5. The surge arrester as claimed in claim 3, wherein the frame insulating material includes a proportion of 10 to 80 percent by weight of the fibers for fiber reinforcement of the frame.
6. The surge arrester as claimed in claim 3, wherein the insulating material of the frame is glass-fiber reinforced.
7. The surge arrester as claimed in claim 6, wherein the frame insulating material includes a proportion of 30 to 50 percent by weight of glass fibers for glass fiber reinforcement of the frame.
8. The surge arrester as claimed in claim 1, wherein the frame is injection-molded or extruded from polymer material, or cast from epoxy resin.
9. The surge arrester as claimed in claim 1, wherein the connection fittings each include threaded pins.
10. The surge arrester as claimed in claim 9, wherein one of the threaded pins is connected rigidly to the frame.
11. The surge arrester as claimed in claim 1, wherein the frame is wound from at least one fiber-reinforced strand impregnated with epoxy resin.
12. The surge arrester as claimed in claim 11, wherein the strand is glass-fiber reinforced.
13. The surge arrester as claimed in claim 1, wherein the maintaining means includes one or more electrically conducting, resilient elements disposed between the connection fittings and the at least one block of varistor material for maintaining the contact force between the connection fittings and the at least one block of varistor material.
This application is a continuation of application Ser. No. 08/292,272, filed Aug. 18, 1994, now abandoned.
The invention is based on a surge arrester.
EP-A1-0 545 038 discloses a surge arrester having two fittings braced against each other by axially slightly resilient plastic strips. The plastic strips are guided with a form fit in the fittings. The surge arrester has cylindrically designed varistor elements, arranged one on top of the other to form a stack. Provided between the stack and the respective connection fitting is a spacer plate, which is pressed against the stack by means of a threaded bolt screwed into the fitting. The fittings bound the stack of varistor elements. Between the varistor elements and between the varistor elements and the electrically conducting spacer plates there are provided grooved disks for improving contact making. The arrangement described is encapsulated in insulating material.
The production of such a surge arrester from comparatively many individual parts requires a comparatively large number of working steps during assembly. In particular, the plastic strips have to be fitted very accurately into their guides in the fittings.
Accordingly, one object of this invention, as it is characterized in the independent claim 1, is to provide a novel surge arrester which can be produced with comparatively few working steps from parts which are simple and inexpensive to fabricate.
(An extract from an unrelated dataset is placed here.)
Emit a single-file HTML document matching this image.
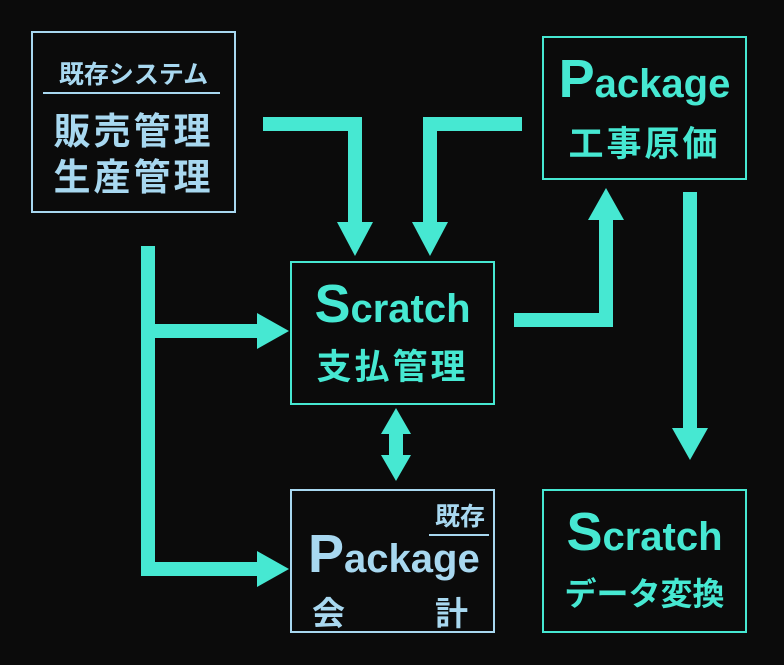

The surge arrester has at least two connection fittings, held by a frame, with at least one block of varistor material clamped between the connection fittings. In the case of the surge arrester, the frame, the at least one block and, in part, the connection fittings are cast in an insulating plastic material to form a monolithic body. The frame is designed in one piece and is fabricated from an insulating material. In addition, means which maintain the contact force between the connection fittings and the at least one block of varistor material are provided. The advantages achieved by this invention are to be seen essentially in that the assembly of the surge arrester, in particular the installation of the active part, is made significantly more simple and less expensive.
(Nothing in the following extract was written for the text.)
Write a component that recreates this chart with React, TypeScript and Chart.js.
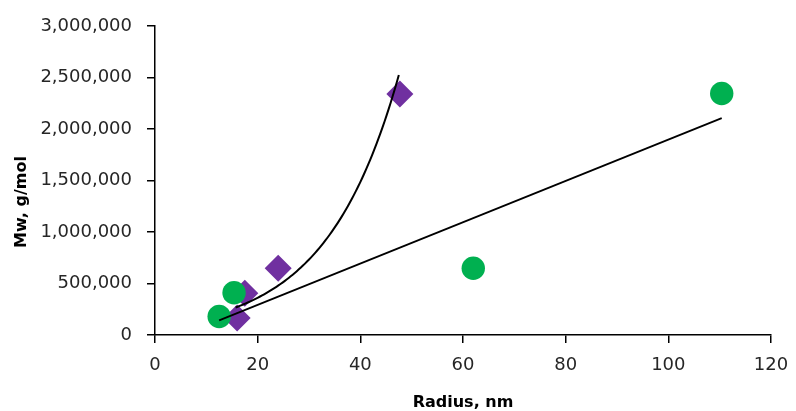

Either at least one electrically conducting, resilient element, for example a wave washer, or a frame which is resilient in the axial direction is provided as the means which maintains the contact force between the connection fittings and the at least one block of varistor material. In this way it is ensured that adequate contact force prevails during the entire lifetime of the surge arrester.
The insulating material of the frame is fibre-reinforced, in particular glass fibre-reinforced, so that the frame can be subjected to high mechanical loads. A frame which can be subjected to particularly high mechanical loads is obtained if random fibers are used for the fiber reinforcement of the frame. 10 to 80 percent by weight of fibers are incorporated for the fiber reinforcement of the frame. If glass fibers are used as reinforcement, a proportion of 30 to 50 percent by weight of glass fibers has been found to be favorable.
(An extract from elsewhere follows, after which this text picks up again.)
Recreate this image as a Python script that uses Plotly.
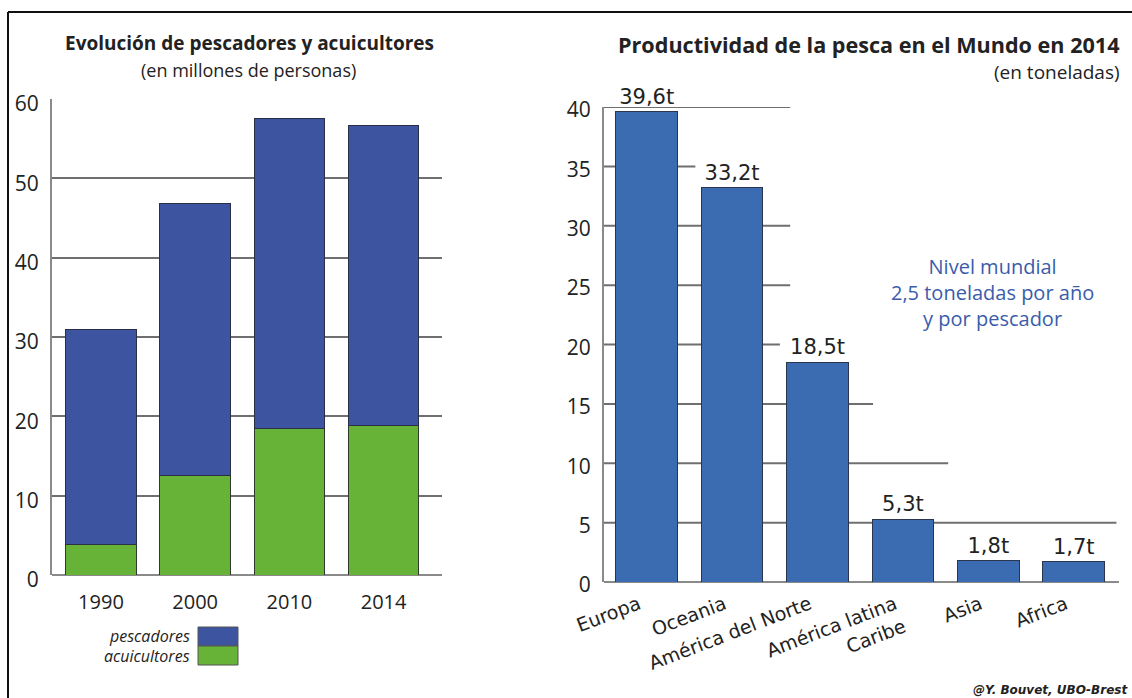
import plotly.graph_objects as go

# ---- data: fishers and fish farmers (millions of people) ----
years = ["1990", "2000", "2010", "2014"]
acuicultores = [3.9, 12.6, 18.5, 18.9]
pescadores = [27.1, 34.2, 39.1, 37.7]

# ---- data: productivity per fisher in 2014 (tonnes) ----
regiones = ["Europa", "Oceania", "América del Norte", "América latina<br>Caribe", "Asia", "Africa"]
toneladas = [39.6, 33.2, 18.5, 5.3, 1.8, 1.7]

W, H = 1132, 698
BLUE_L = "#3D55A0"
GREEN = "#67B337"
BLUE_R = "#3B6CB2"
GRID = "#6f6f6f"
AXIS = "#8a8a8a"
TXT = "#222222"


def px(x):
    return x / W


def py(y):
    return 1 - y / H


fig = go.Figure()

fig.add_trace(go.Bar(x=years, y=acuicultores, name="acuicultores",
                     marker=dict(color=GREEN, line=dict(color="#2f3a2a", width=1)),
                     width=0.75, xaxis="x", yaxis="y", showlegend=False))
fig.add_trace(go.Bar(x=years, y=pescadores, name="pescadores",
                     marker=dict(color=BLUE_L, line=dict(color="#2a2f44", width=1)),
                     width=0.75, xaxis="x", yaxis="y", showlegend=False))

labels = [f"{v:.1f}".replace(".", ",") + "t" for v in toneladas]
fig.add_trace(go.Bar(x=list(range(len(regiones))), y=toneladas, text=labels, textposition="outside",
                     textfont=dict(family="DejaVu Sans", size=21, color=TXT), cliponaxis=False,
                     marker=dict(color=BLUE_R, line=dict(color="#2a3550", width=1)),
                     width=0.72, xaxis="x2", yaxis="y2", showlegend=False))

# staggered guide lines of the productivity panel (value -> right end, in category units)
right_grid_ends = {5: 5.5, 10: 3.53, 15: 2.65, 20: 1.56, 25: 1.68, 30: 1.68, 35: 0.57, 40: 1.68}
shapes = []
for val, end in right_grid_ends.items():
    shapes.append(dict(type="line", xref="x2", yref="y2", x0=-0.5, x1=end, y0=val, y1=val,
                       line=dict(color=GRID, width=2), layer="below"))

# page frame
shapes.append(dict(type="line", xref="paper", yref="paper", x0=px(8), x1=1, y0=py(12), y1=py(12),
                   line=dict(color="#111", width=2)))
shapes.append(dict(type="line", xref="paper", yref="paper", x0=px(8), x1=px(8), y0=py(12), y1=0,
                   line=dict(color="#111", width=2)))

# legend swatches
shapes.append(dict(type="rect", xref="paper", yref="paper", x0=px(198), x1=px(238), y0=py(646), y1=py(627),
                   fillcolor=BLUE_L, line=dict(color="#555", width=1)))
shapes.append(dict(type="rect", xref="paper", yref="paper", x0=px(198), x1=px(238), y0=py(665), y1=py(646),
                   fillcolor=GREEN, line=dict(color="#555", width=1)))

ann = []


def text(x, y, s, size, xanchor="center", bold=False, italic=False, color=TXT, family="Open Sans"):
    if bold:
        s = f"<b>{s}</b>"
    if italic:
        s = f"<i>{s}</i>"
    ann.append(dict(xref="paper", yref="paper", x=px(x), y=py(y), text=s, showarrow=False,
                    xanchor=xanchor, yanchor="middle", font=dict(family=family, size=size, color=color)))


text(249, 43, "Evolución de pescadores y acuicultores", 19, bold=True)
text(248, 70, "(en millones de personas)", 18)
text(1122, 45, "Productividad de la pesca en el Mundo en 2014", 21.6, xanchor="right", bold=True)
text(1122, 72, "(en toneladas)", 19, xanchor="right")
text(192, 636, "pescadores", 16, xanchor="right", italic=True)
text(192, 656, "acuicultores", 16, xanchor="right", italic=True)
text(992, 293, "Nivel mundial<br>2,5 toneladas por año<br>y por pescador", 20, color="#3A5CAA")
text(1130, 690, "@Y. Bouvet, UBO-Brest", 12, xanchor="right", bold=True, italic=True, family="DejaVu Sans")

fig.update_layout(
    width=W, height=H,
    margin=dict(l=0, r=0, t=0, b=0, autoexpand=False),
    paper_bgcolor="white", plot_bgcolor="rgba(0,0,0,0)",
    barmode="stack", bargap=0.25,
    shapes=shapes, annotations=ann,
    xaxis=dict(domain=[px(52), px(442)], range=[-0.52, 3.62], type="category",
               showgrid=False, zeroline=False, showline=False, ticks="", ticklabelstandoff=13,
               tickfont=dict(family="Open Sans", size=20, color=TXT)),
    yaxis=dict(domain=[py(575), py(99)], range=[0, 60], dtick=10,
               showgrid=True, gridcolor=GRID, gridwidth=2, zeroline=True, zerolinecolor=AXIS, zerolinewidth=2,
               showline=True, linecolor=AXIS, linewidth=2, ticks="", ticklabelstandoff=7, ticklabelshift=5,
               tickfont=dict(family="Open Sans", size=21, color=TXT)),
    xaxis2=dict(domain=[px(604), px(1119)], range=[-0.5, 5.53],
                tickmode="array", tickvals=list(range(len(regiones))), ticktext=regiones, tickangle=-21,
                showgrid=False, zeroline=False, showline=False, ticks="", ticklabelstandoff=14, ticklabelshift=-8,
                tickfont=dict(family="DejaVu Sans", size=19, color=TXT)),
    yaxis2=dict(domain=[py(582), py(107)], range=[0, 40], dtick=5, anchor="x2",
                showgrid=False, zeroline=True, zerolinecolor=AXIS, zerolinewidth=2,
                showline=True, linecolor=AXIS, linewidth=2, ticks="", ticklabelstandoff=7, ticklabelshift=3,
                tickfont=dict(family="Open Sans", size=21, color=TXT)),
)

fig.write_html("out.html")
The frame can be produced particularly inexpensively if it is injection-molded or extruded from a polymer material or is cast from epoxy resin. If appropriate, the frame may also be wound from at least one fiber-reinforced strand impregnated with epoxy resin. The connection fittings are advantageously designed as threaded pins. It has proved to be particularly advantageous to connect one of the threaded pins rigidly to the frame.
The grooved disks ensure that a multiplicity of contact points are formed, for satisfactory current transfer. In addition, these soft grooved disks advantageously compensate for any unevennesses of the block surface, so that these unevennesses cannot reduce the current-carrying capability. It proves to be particularly advantageous that the grooved disks at the same time also seal the current transfer zones of the surge arrester against the penetration of insulating material during the casting operation for applying the casing.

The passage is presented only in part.